Los Angeles Times

Brian Merchant: Are you a victim of algorithmic wage discrimination? If not, just wait

Uber used to pay its drivers for rides using a semi-transparent formula.

If you've ever worked for an on-demand app platform, or for Amazon, or even as an independent contractor at all in the last few years, there's a good chance that you've been discriminated against — by an algorithm.

I'll explain.

Let's say I'm a delivery driver, and I pick up the lunch you ordered from your local sushi joint and drop it off on your doorstep. It takes me 15 minutes, and I get paid $5. You too are a delivery driver for the same company; you accept the same order, make the delivery in the same amount of time, at the same level of quality. How much should you get paid for your work? Five dollars, right?

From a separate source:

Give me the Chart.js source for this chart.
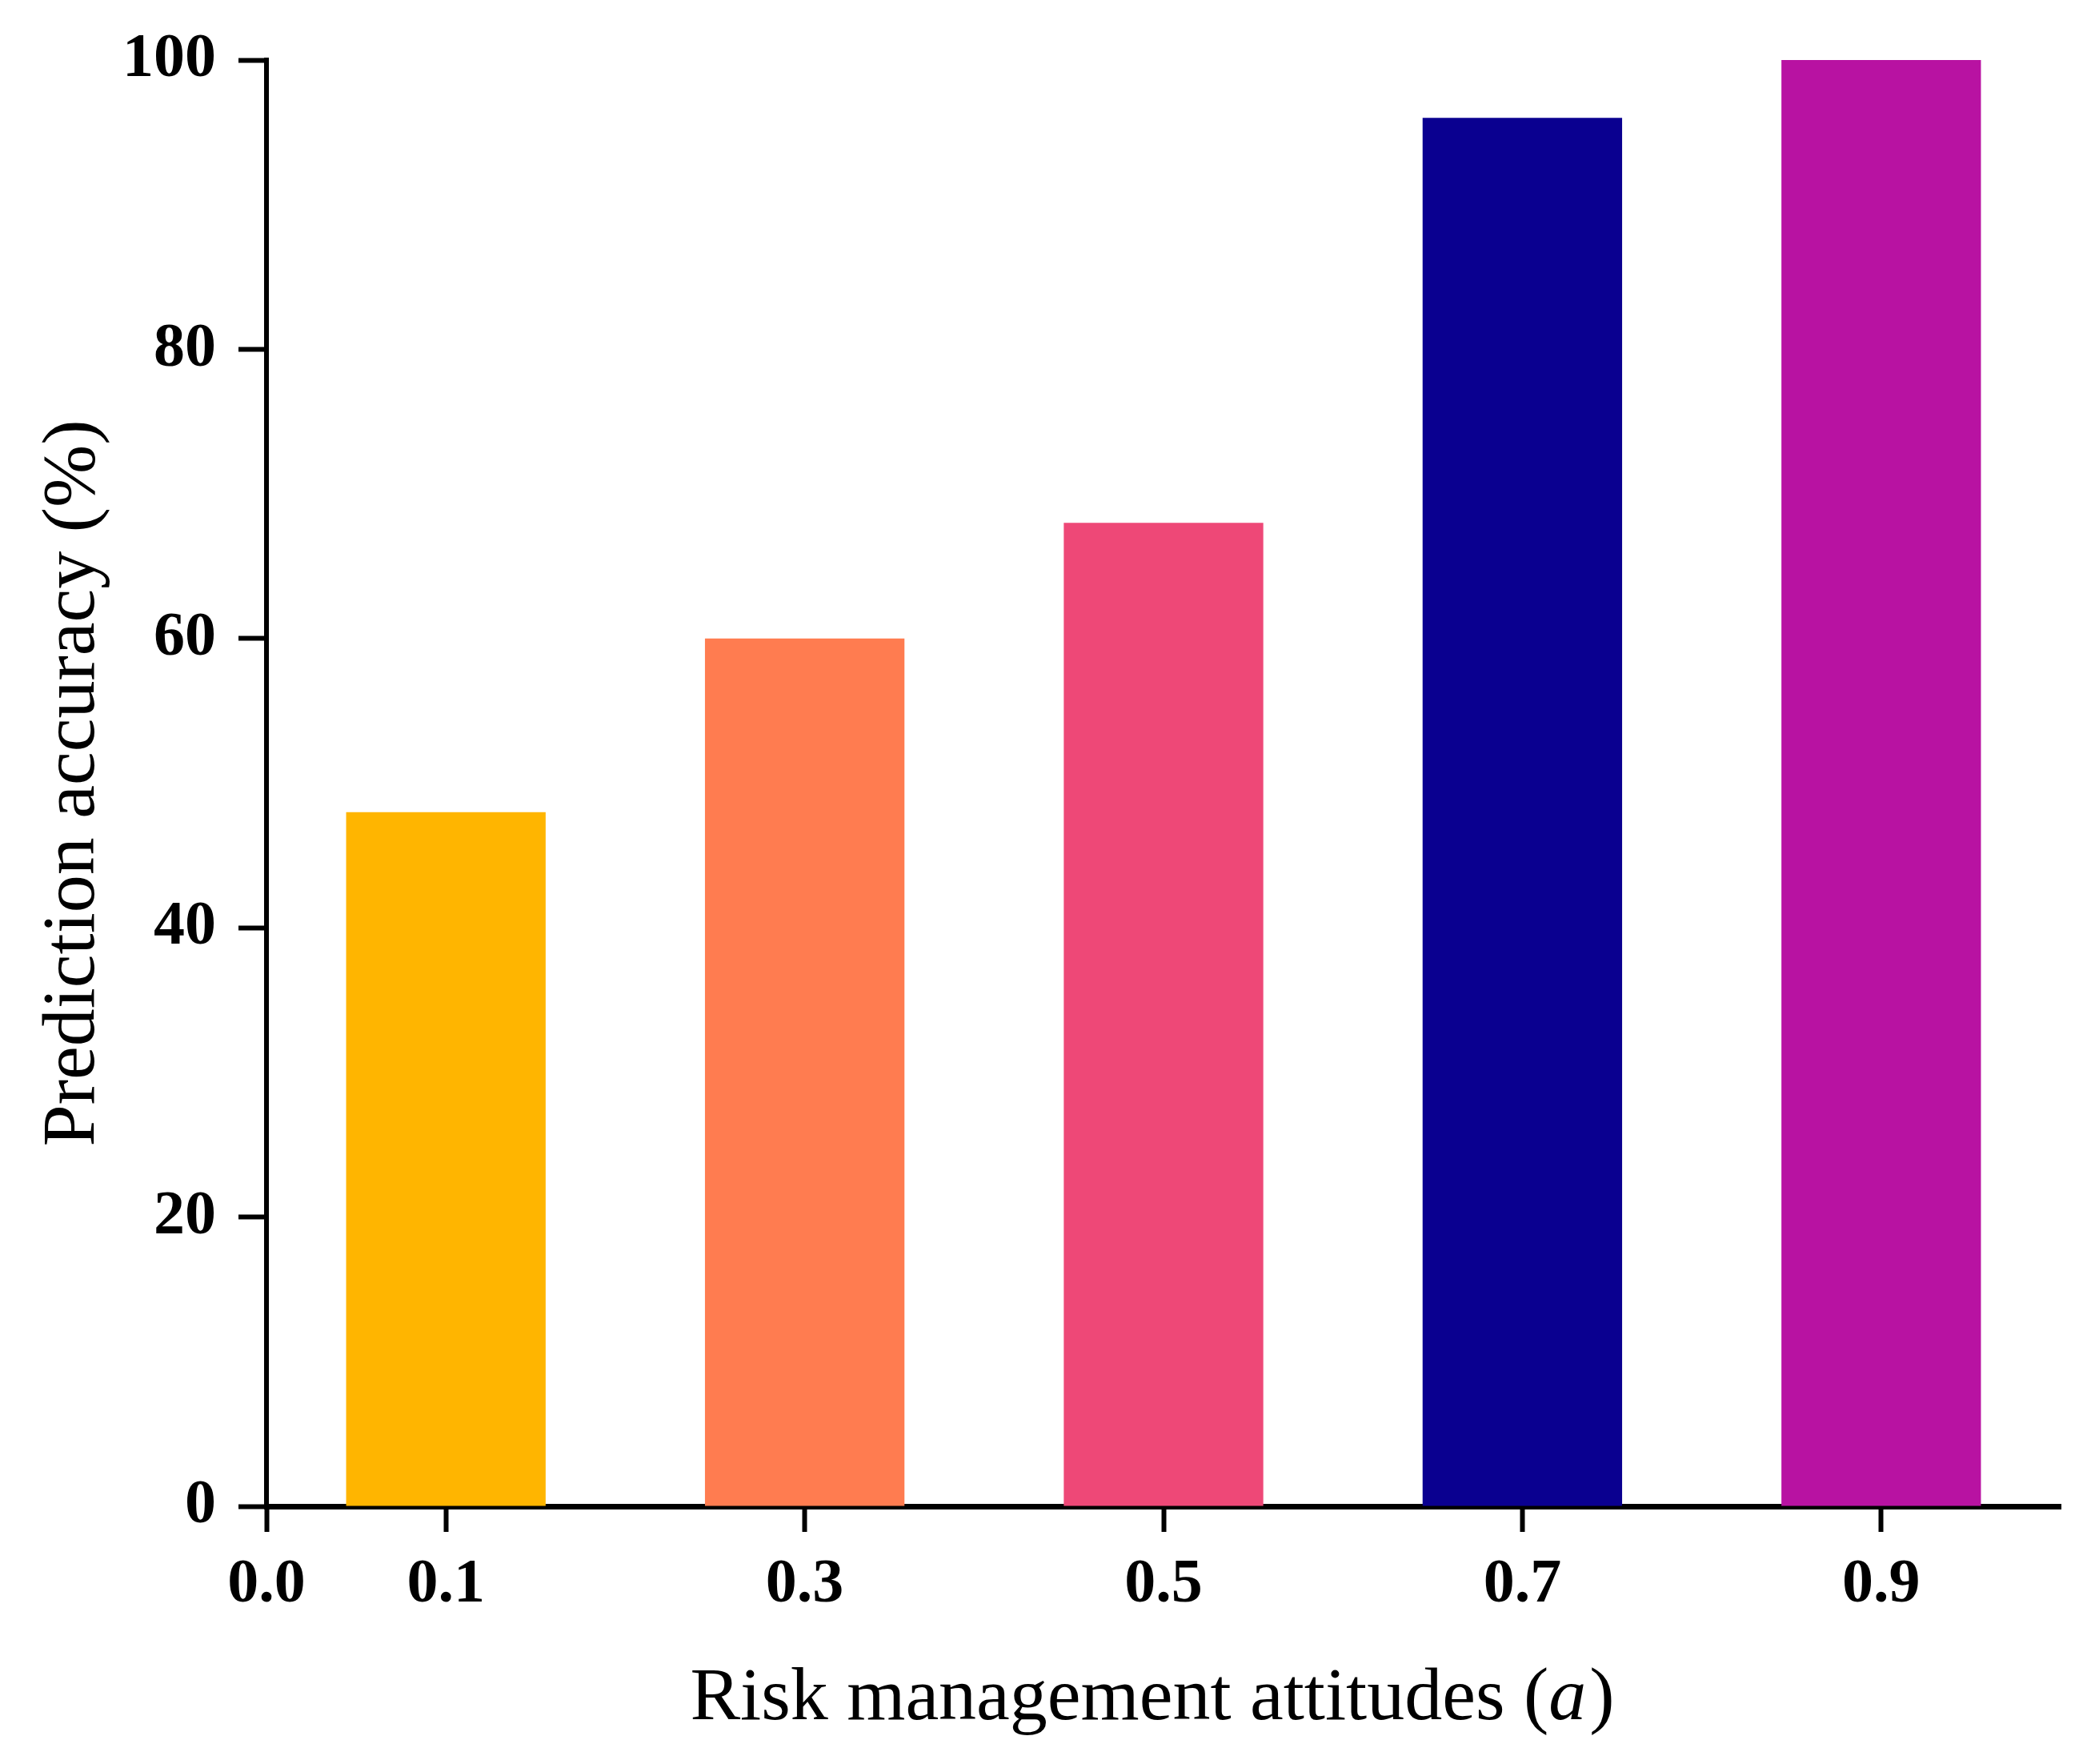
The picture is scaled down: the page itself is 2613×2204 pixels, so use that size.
<!DOCTYPE html>
<html>
<head>
<meta charset="utf-8">
<script src="https://cdn.jsdelivr.net/npm/chart.js@4/dist/chart.umd.min.js"></script>
<style>
  body { margin: 0; background: #ffffff; }
  canvas { display: block; }
</style>
</head>
<body>
<canvas id="myChart" width="2613" height="2204"></canvas>
<script>
// data
var attitudes = [0.1, 0.3, 0.5, 0.7, 0.9];
var accuracy = [48, 60, 68, 96, 100];
var barColors = ['#FFB500', '#FF7C50', '#EE4877', '#0A0090', '#B812A2'];
var xTickValues = [0.0, 0.1, 0.3, 0.5, 0.7, 0.9];
var yTickValues = [0, 20, 40, 60, 80, 100];

var serif = "'Times New Roman', 'Liberation Serif', serif";

// x title has an italic a, so draw it by hand
var xTitlePlugin = {
    id: 'xTitle',
    afterDraw: function (chart) {
        var ctx = chart.ctx;
        var area = chart.chartArea;
        var part1 = 'Risk management attitudes (';
        var part2 = 'a';
        var part3 = ')';
        ctx.save();
        ctx.fillStyle = '#000';
        ctx.textBaseline = 'alphabetic';
        ctx.font = '94px ' + serif;
        var w1 = ctx.measureText(part1).width;
        var w3 = ctx.measureText(part3).width;
        ctx.font = 'italic 94px ' + serif;
        var w2 = ctx.measureText(part2).width;
        var total = w1 + w2 + w3 + 4;
        var x = (area.left + area.right) / 2 - 14 - total / 2;
        var y = 2148;
        ctx.font = '94px ' + serif;
        ctx.fillText(part1, x, y);
        ctx.font = 'italic 94px ' + serif;
        ctx.fillText(part2, x + w1, y);
        ctx.font = '94px ' + serif;
        ctx.fillText(part3, x + w1 + w2 + 4, y);
        ctx.restore();
    }
};

window.onload = function () {

    var ctx = document.getElementById('myChart').getContext('2d');

    var points = attitudes.map(function (a, i) {
        return { x: a, y: accuracy[i] };
    });

    var chart = new Chart(ctx, {
        type: 'bar',
        data: {
            datasets: [{
                data: points,
                backgroundColor: barColors,
                borderWidth: 0,
                categoryPercentage: 1,
                // the 0.0 -> 0.1 tick gap is the smallest spacing the bars see
                barPercentage: 1.112
            }]
        },
        options: {
            responsive: false,
            devicePixelRatio: 1,
            animation: false,
            layout: {
                padding: { top: 75, right: 38, bottom: 0, left: 0 }
            },
            plugins: {
                legend: { display: false },
                tooltip: { enabled: false }
            },
            scales: {
                x: {
                    type: 'linear',
                    min: 0,
                    max: 1.0,
                    offset: false,
                    z: 1,
                    afterBuildTicks: function (scale) {
                        scale.ticks = xTickValues.map(function (v) { return { value: v }; });
                    },
                    afterFit: function (scale) {
                        scale.height = 322;
                    },
                    grid: {
                        offset: false,
                        drawOnChartArea: false,
                        drawTicks: true,
                        tickLength: 32,
                        tickWidth: 6,
                        tickColor: '#000'
                    },
                    border: { display: true, color: '#000', width: 7 },
                    ticks: {
                        color: '#000',
                        padding: 20,
                        maxRotation: 0,
                        autoSkip: false,
                        font: { family: serif, size: 78, weight: 'bold' },
                        callback: function (value) { return Number(value).toFixed(1); }
                    }
                },
                y: {
                    min: 0,
                    max: 100,
                    z: 1,
                    afterBuildTicks: function (scale) {
                        scale.ticks = yTickValues.map(function (v) { return { value: v }; });
                    },
                    afterFit: function (scale) {
                        scale.width = 333;
                    },
                    grid: {
                        drawOnChartArea: false,
                        drawTicks: true,
                        tickLength: 35,
                        tickWidth: 6,
                        tickColor: '#000'
                    },
                    border: { display: true, color: '#000', width: 6 },
                    ticks: {
                        color: '#000',
                        padding: 28,
                        font: { family: serif, size: 78, weight: 'bold' }
                    },
                    title: {
                        display: true,
                        text: 'Prediction accuracy (%)',
                        color: '#000',
                        padding: { top: 36, bottom: 0 },
                        font: { family: serif, size: 94, weight: 'normal' }
                    }
                }
            }
        },
        plugins: [xTitlePlugin]
    });

};
</script>
</body>
</html>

Seems pretty straightforward. The notion that people should be paid the same wages for doing the same work is one of the most fundamental assumptions about a fair labor market. And yet, according to new research from Veena Dubal, a law professor at UC Hastings, on-demand app and tech companies have been undermining this crucial compact in ways that stand to influence the future of work in deeply concerning ways.

"From Amazon to Uber to the healthcare sector," Dubal tells me, "workers are being paid different amounts for the same amount of work that is conducted for the same amount of time."